Retrieving execution logs from an Inference Deployment
To inspect the logs for Inference Deployments you will need to usie the terminal.
The following command demonstrates how to get logs from the Inference Deployment; in this example the log corresponds to the previously run scoring job run against the aforementioned REST API for Sentiment Analysis workflow:
> kubectl [-n <namespace] logs <edge_deployment_name>-<podID> Sep 01, 2021 3:31:02 PM org.apache.cxf.bus.osgi.CXFExtensionBundleListener addExtensions INFO: Adding the extensions from bundle org.apache.cxf.cxf-rt-frontend-jaxrs (388) [org.apache.cxf.jaxrs.JAXRSBindingFactory] Sep 01, 2021 3:31:02 PM org.apache.cxf.bus.osgi.CXFExtensionBundleListener addExtensions INFO: Adding the extensions from bundle org.apache.cxf.cxf-rt-transports-http (391) [org.apache.cxf.transport.http.HTTPTransportFactory, org.apache.cxf.transport.http.HTTPWSDLExtensionLoader, org.apache.cxf.transport.http.policy.HTTPClientAssertionBuilder, org.apache.cxf.transport.http.policy.HTTPServerAssertionBuilder, org.apache.cxf.transport.http.policy.NoOpPolicyInterceptorProvider] Sep 01, 2021 3:31:02 PM org.apache.cxf.bus.osgi.CXFExtensionBundleListener addExtensions INFO: Adding the extensions from bundle org.apache.cxf.cxf-rt-transports-http-hc (392) [org.apache.cxf.transport.http.HTTPConduitFactory, org.apache.cxf.transport.ConduitInitiator] Initializing Scoring Agent... WARN KNIME-Worker-1-Document Vector Applier 5:303 Node The structures of both active input data tables are not compatible.
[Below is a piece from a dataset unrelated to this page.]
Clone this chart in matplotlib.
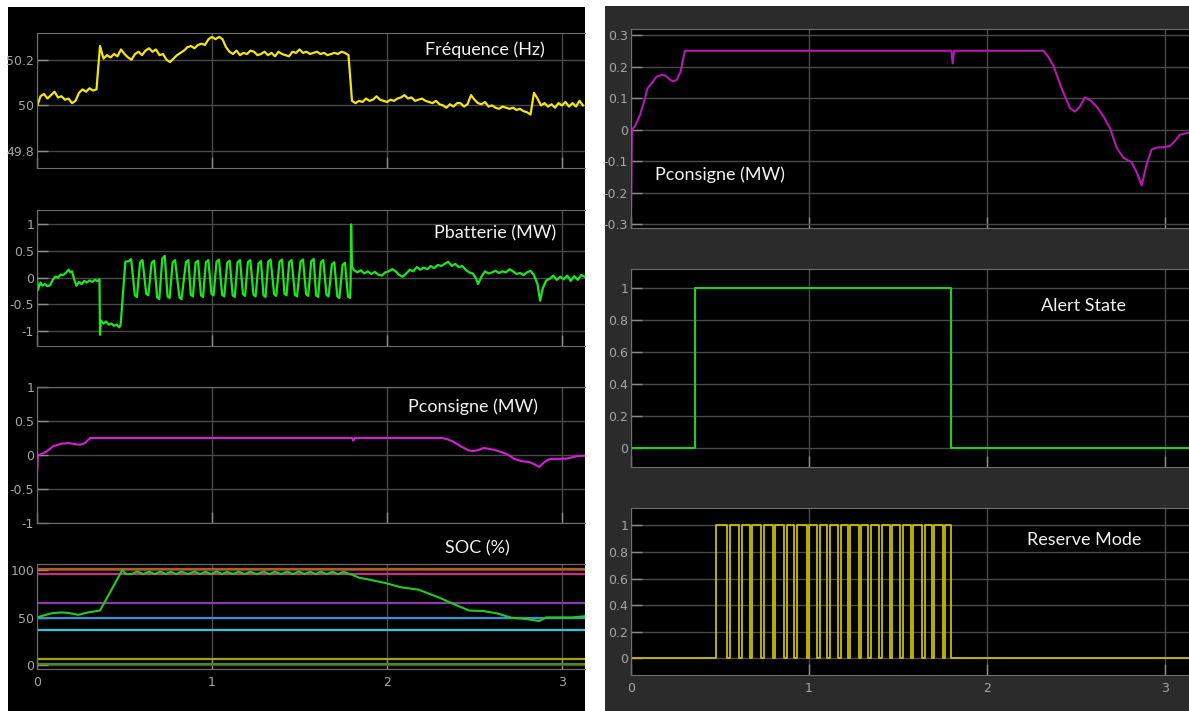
import numpy as np
import matplotlib
matplotlib.use("Agg")
import matplotlib.pyplot as plt
from matplotlib.patches import Rectangle

W, H = 1189, 711

# --- frequency (Hz), sampled every 0.02 s ---
freq_dt = 0.02
freq_v = [49.996, 50.04, 50.05, 50.03, 50.045, 50.06, 50.035, 50.04, 50.025, 50.03,
          50.01, 50.02, 50.055, 50.07, 50.06, 50.075, 50.065, 50.07, 50.26, 50.205,
          50.22, 50.21, 50.225, 50.215, 50.245, 50.225, 50.21, 50.2, 50.225, 50.235,
          50.22, 50.24, 50.25, 50.235, 50.245, 50.22, 50.225, 50.2, 50.19, 50.205,
          50.22, 50.23, 50.24, 50.255, 50.26, 50.25, 50.265, 50.27, 50.265, 50.29,
          50.3, 50.29, 50.3, 50.29, 50.255, 50.235, 50.225, 50.24, 50.22, 50.23,
          50.225, 50.24, 50.235, 50.22, 50.225, 50.235, 50.22, 50.23, 50.215, 50.235,
          50.225, 50.22, 50.215, 50.235, 50.23, 50.245, 50.23, 50.235, 50.225, 50.23,
          50.235, 50.225, 50.23, 50.22, 50.225, 50.23, 50.225, 50.235, 50.23, 50.22,
          50.02, 50.01, 50.02, 50.015, 50.03, 50.02, 50.025, 50.04, 50.025, 50.02,
          50.015, 50.025, 50.02, 50.03, 50.035, 50.045, 50.03, 50.035, 50.02, 50.025,
          50.03, 50.02, 50.015, 50.01, 50.02, 50.005, 50.0, 49.99, 50.005, 49.995,
          50.01, 50.01, 49.995, 50.005, 50.045, 50.025, 50.01, 50.005, 50.015, 49.995,
          50.0, 49.99, 49.985, 49.995, 49.99, 49.985, 49.99, 49.98, 49.985, 49.975,
          49.97, 49.96, 50.055, 50.03, 50.0, 50.01, 49.995, 50.005, 49.99, 50.01,
          50.0, 50.015, 49.995, 50.01, 49.995, 50.02, 50.0]

# --- battery power (MW) ---
pbat_t = [0.0, 0.005, 0.02, 0.03, 0.045, 0.06, 0.075, 0.09, 0.105, 0.12, 0.135, 0.15,
          0.165, 0.18, 0.19, 0.2, 0.21, 0.225, 0.24, 0.255, 0.27, 0.285, 0.3, 0.315,
          0.33, 0.345, 0.357, 0.36, 0.365, 0.38, 0.395, 0.41, 0.425, 0.44, 0.455, 0.47,
          0.478, 0.505,
          0.524, 0.538, 0.559, 0.571, 0.589, 0.603, 0.624, 0.636, 0.655, 0.669,
          0.687, 0.699, 0.716, 0.73, 0.746, 0.758, 0.775, 0.789, 0.814, 0.826,
          0.851, 0.865, 0.879, 0.891, 0.906, 0.92, 0.937, 0.949, 0.965, 0.979,
          0.997, 1.009, 1.026, 1.04, 1.058, 1.07, 1.087, 1.101, 1.118, 1.13,
          1.146, 1.16, 1.177, 1.189, 1.205, 1.219, 1.237, 1.249, 1.266, 1.28,
          1.294, 1.306, 1.321, 1.335, 1.355, 1.367, 1.386, 1.4, 1.414, 1.426,
          1.441, 1.455, 1.474, 1.486, 1.506, 1.52, 1.538, 1.55, 1.567, 1.581,
          1.595, 1.607, 1.622, 1.636, 1.654, 1.666, 1.685, 1.699, 1.716, 1.728,
          1.746, 1.76, 1.777, 1.789,
          1.792, 1.795, 1.8, 1.81, 1.83, 1.85, 1.87, 1.89, 1.91, 1.93, 1.95, 1.97, 1.99,
          2.01, 2.03, 2.05, 2.07, 2.09, 2.11, 2.13, 2.15, 2.17, 2.19, 2.21, 2.23, 2.25,
          2.27, 2.29, 2.31, 2.33, 2.35, 2.37, 2.39, 2.41, 2.43, 2.45, 2.47, 2.49, 2.51,
          2.52, 2.54, 2.56, 2.58, 2.6, 2.62, 2.64, 2.66, 2.68, 2.7, 2.72, 2.74, 2.76,
          2.78, 2.8, 2.82, 2.84, 2.86, 2.875, 2.89, 2.91, 2.93, 2.95, 2.97, 2.99, 3.01,
          3.03, 3.05, 3.07, 3.09, 3.11, 3.13]
pbat_v = [0.0, -0.23, -0.09, -0.15, -0.12, -0.16, -0.14, -0.04, 0.02, 0.0, 0.06, 0.05,
          0.09, 0.15, 0.1, 0.12, 0.0, -0.15, -0.08, -0.12, -0.06, -0.09, -0.05, -0.08,
          -0.04, -0.06, -0.03, -1.07, -0.8, -0.86, -0.82, -0.88, -0.86, -0.9, -0.88, -0.93,
          -0.88, 0.3,
          0.31, 0.35, -0.33, -0.36, 0.29, 0.33, -0.3, -0.33, 0.28, 0.32,
          -0.37, -0.4, 0.36, 0.41, -0.35, -0.38, 0.29, 0.33, -0.37, -0.4,
          0.29, 0.33, -0.32, -0.35, 0.28, 0.32, -0.33, -0.36, 0.29, 0.33,
          -0.3, -0.33, 0.3, 0.34, -0.32, -0.35, 0.28, 0.32, -0.33, -0.36,
          0.29, 0.33, -0.31, -0.34, 0.29, 0.33, -0.32, -0.35, 0.27, 0.31,
          -0.33, -0.36, 0.3, 0.34, -0.31, -0.34, 0.3, 0.34, -0.3, -0.33,
          0.29, 0.33, -0.32, -0.35, 0.3, 0.34, -0.31, -0.34, 0.31, 0.35,
          -0.33, -0.36, 0.29, 0.33, -0.32, -0.35, 0.25, 0.29, -0.35, -0.38,
          0.24, 0.28, -0.35, -0.38,
          -0.1, 1.0, 0.2, 0.15, 0.1, 0.14, 0.08, 0.12, 0.07, 0.11, 0.06, 0.04, 0.1,
          0.12, 0.16, 0.12, 0.05, 0.02, 0.08, 0.15, 0.12, 0.2, 0.15, 0.19, 0.16, 0.22,
          0.18, 0.24, 0.22, 0.26, 0.3, 0.22, 0.26, 0.2, 0.22, 0.15, 0.1, 0.08, -0.02,
          -0.12, 0.02, 0.12, 0.08, 0.1, 0.13, 0.09, 0.12, 0.1, 0.16, 0.12, 0.07, 0.09,
          0.05, 0.1, 0.13, 0.05, -0.12, -0.43, -0.2, -0.05, -0.02, 0.04, -0.04, 0.02, -0.03,
          0.04, -0.06, 0.03, -0.04, 0.05, 0.02]

# --- power setpoint (MW) ---
pcons_t = [0.0, 0.0, 0.005, 0.022, 0.051, 0.079, 0.092, 0.116, 0.144, 0.167, 0.182,
           0.2, 0.219, 0.238, 0.257, 0.279, 0.29, 0.303, 1.8, 1.807, 1.815, 2.317,
           2.345, 2.373, 2.42, 2.466, 2.494, 2.522, 2.55, 2.579, 2.616, 2.654, 2.691,
           2.728, 2.766, 2.813, 2.841, 2.869, 2.897, 2.925, 2.953, 2.99, 3.028, 3.056,
           3.084, 3.135]
pcons_v = [0.0, -0.25, 0.0, 0.01, 0.047, 0.1, 0.13, 0.147, 0.168, 0.172, 0.174,
           0.168, 0.158, 0.153, 0.158, 0.184, 0.216, 0.25, 0.25, 0.21, 0.25, 0.25,
           0.23, 0.203, 0.13, 0.068, 0.057, 0.073, 0.102, 0.094, 0.073, 0.042, 0.005,
           -0.057, -0.089, -0.104, -0.135, -0.177, -0.11, -0.063, -0.057, -0.056, -0.052,
           -0.036, -0.016, -0.01]

# --- state of charge (%) ---
soc_t = [0.0, 0.05, 0.094, 0.14, 0.18, 0.236, 0.29, 0.36, 0.487, 0.51,
         0.54, 0.574, 0.607, 0.64, 0.672, 0.705, 0.735, 0.764, 0.795, 0.825, 0.863,
         0.901, 0.932, 0.963, 0.995, 1.026, 1.057, 1.087, 1.12, 1.153, 1.185, 1.218,
         1.257, 1.295, 1.328, 1.36, 1.395, 1.43, 1.463, 1.496, 1.528, 1.561, 1.592,
         1.622, 1.655, 1.688, 1.72, 1.753, 1.785,
         1.797, 1.84, 1.9, 1.99, 2.08, 2.18, 2.3, 2.36, 2.47, 2.55, 2.63, 2.71, 2.8,
         2.87, 2.91, 3.06, 3.13]
soc_v = [50.3, 53, 55, 55.5, 55, 53, 55.5, 57.5, 100, 96,
         95.8, 98.8, 95.8, 98.5, 95.8, 98.6, 95.8, 98.4, 95.8, 98.5, 95.8,
         98.7, 95.8, 98.4, 95.8, 98.8, 95.8, 98.3, 95.8, 98.5, 95.8, 98.4,
         95.8, 98.6, 95.8, 98.4, 95.8, 98.5, 95.8, 98.7, 95.8, 98.4, 95.8,
         98.5, 95.8, 98.3, 95.8, 98.4, 95.8,
         95.5, 92, 90, 86.5, 82, 79.5, 71, 66, 57.5, 57, 54.5, 50, 48.5,
         46.5, 50.3, 50.3, 51.5]
soc_levels = [101, 96, 65, 50, 37, 6, 1]
soc_level_colors = ["#c0561e", "#c8307e", "#8b3aa8", "#3b8fd4", "#2ec8d8", "#a8a000", "#4e8c1a"]

# --- alert state / reserve mode (step signals) ---
alert_t = [0, 0.36, 1.80, 3.135]
alert_v = [0, 1, 0, 0]
reserve_t = [0, 0.479, 0.540, 0.554, 0.607, 0.621, 0.667, 0.681, 0.731, 0.745, 0.796,
             0.810, 0.860, 0.874, 0.918, 0.932, 0.986, 1.000, 1.047, 1.061, 1.102,
             1.116, 1.163, 1.177, 1.219, 1.233, 1.280, 1.294, 1.332, 1.346, 1.396,
             1.410, 1.454, 1.468, 1.514, 1.528, 1.573, 1.587, 1.635, 1.649, 1.691,
             1.705, 1.751, 1.765, 1.798, 3.135]
reserve_v = [0, 1] + [0, 1] * 21 + [0, 0]

freq_t = np.arange(len(freq_v)) * freq_dt

fig = plt.figure(figsize=(W / 100, H / 100), dpi=100, facecolor="white")

# scope backgrounds
fig.patches.append(Rectangle((8 / W, 0), (585 - 8) / W, 1 - 7 / H, transform=fig.transFigure,
                             facecolor="black", edgecolor="none", zorder=-5))
fig.patches.append(Rectangle((605 / W, 0), (W - 605) / W, 1 - 6 / H, transform=fig.transFigure,
                             facecolor="#2b2b2b", edgecolor="none", zorder=-5))


def px_axes(x0, y0, x1, y1):
    return fig.add_axes([x0 / W, 1 - y1 / H, (x1 - x0) / W, (y1 - y0) / H])


def style(ax, xmax, ylim, yticks, ylabels, show_x=False):
    ax.set_facecolor("black")
    ax.set_xlim(0, xmax)
    ax.set_ylim(*ylim)
    ax.set_xticks([0, 1, 2, 3])
    ax.set_yticks(yticks)
    ax.set_yticklabels(ylabels)
    ax.grid(True, color="#4a4a4a", lw=1)
    ax.tick_params(direction="in", length=8, width=1, color="#8c8c8c",
                   labelcolor="#a6a6a6", labelsize=9, pad=2)
    ax.tick_params(axis="x", pad=5, labelbottom=show_x)
    for s in ax.spines.values():
        s.set_color("#6e6e6e")
    ax.spines["right"].set_visible(False)


def label(x, y, s):
    fig.text(x / W, 1 - y / H, s, color="#f2f2f2", fontsize=13, family=["Lato", "DejaVu Sans"],
             va="center", ha="left")


LX = (585 - 37) / 175
RX = (W - 631) / 178

# left scope
ax = px_axes(37, 33, 585, 168)
style(ax, LX, (49.726, 50.317), [49.8, 50, 50.2], ["49.8", "50", "50.2"])
ax.plot(freq_t, freq_v, color="#f2e60f", lw=1.6)
label(425, 50, "Fréquence (Hz)")

ax = px_axes(37, 210, 585, 346)
style(ax, LX, (-1.28, 1.27), [-1, -0.5, 0, 0.5, 1], ["-1", "-0.5", "0", "0.5", "1"])
ax.plot(pbat_t, pbat_v, color="#1ee61e", lw=1.6)
label(434, 233, "Pbatterie (MW)")

ax = px_axes(37, 387, 585, 523)
style(ax, LX, (-1, 1), [-1, -0.5, 0, 0.5, 1], ["-1", "-0.5", "0", "0.5", "1"])
ax.plot(pcons_t, pcons_v, color="#d81ed8", lw=1.5)
label(408, 407, "Pconsigne (MW)")

ax = px_axes(37, 564, 585, 669)
style(ax, LX, (-4, 106.5), [0, 50, 100], ["0", "50", "100"], show_x=True)
for lvl, c in zip(soc_levels, soc_level_colors):
    ax.axhline(lvl, color=c, lw=1.6)
ax.plot(soc_t, soc_v, color="#22cc22", lw=1.5)
label(445, 548, "SOC (%)")

# right scope
ax = px_axes(631, 29, W, 228)
style(ax, RX, (-0.312, 0.319), [-0.3, -0.2, -0.1, 0, 0.1, 0.2, 0.3],
      ["-0.3", "-0.2", "-0.1", "0", "0.1", "0.2", "0.3"])
ax.plot(pcons_t, pcons_v, color="#b518b5", lw=1.5)
label(655, 175, "Pconsigne (MW)")

ax = px_axes(631, 269, W, 467)
style(ax, RX, (-0.12, 1.12), [0, 0.2, 0.4, 0.6, 0.8, 1], ["0", "0.2", "0.4", "0.6", "0.8", "1"])
ax.plot(alert_t, alert_v, color="#22cc22", lw=1.5, drawstyle="steps-post")
label(1041, 306, "Alert State")

ax = px_axes(631, 508, W, 675)
style(ax, RX, (-0.125, 1.13), [0, 0.2, 0.4, 0.6, 0.8, 1], ["0", "0.2", "0.4", "0.6", "0.8", "1"],
      show_x=True)
ax.plot(reserve_t, reserve_v, color="#c8bd00", lw=1.3, drawstyle="steps-post")
label(1027, 540, "Reserve Mode")

fig.savefig("out.png", dpi=100, facecolor="white")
WARN KNIME-Worker-2-Category To Class 5:275 Node The structures of both active input data tables are not compatible. WARN KNIME-Worker-0-Gradient Boosted Trees Predictor (deprecated) 5:371 Node The structures of both active input data tables are not compatible. WARN KNIME-Worker-1-Rule Engine 5:352 Node The structures of both active input data tables are not compatible.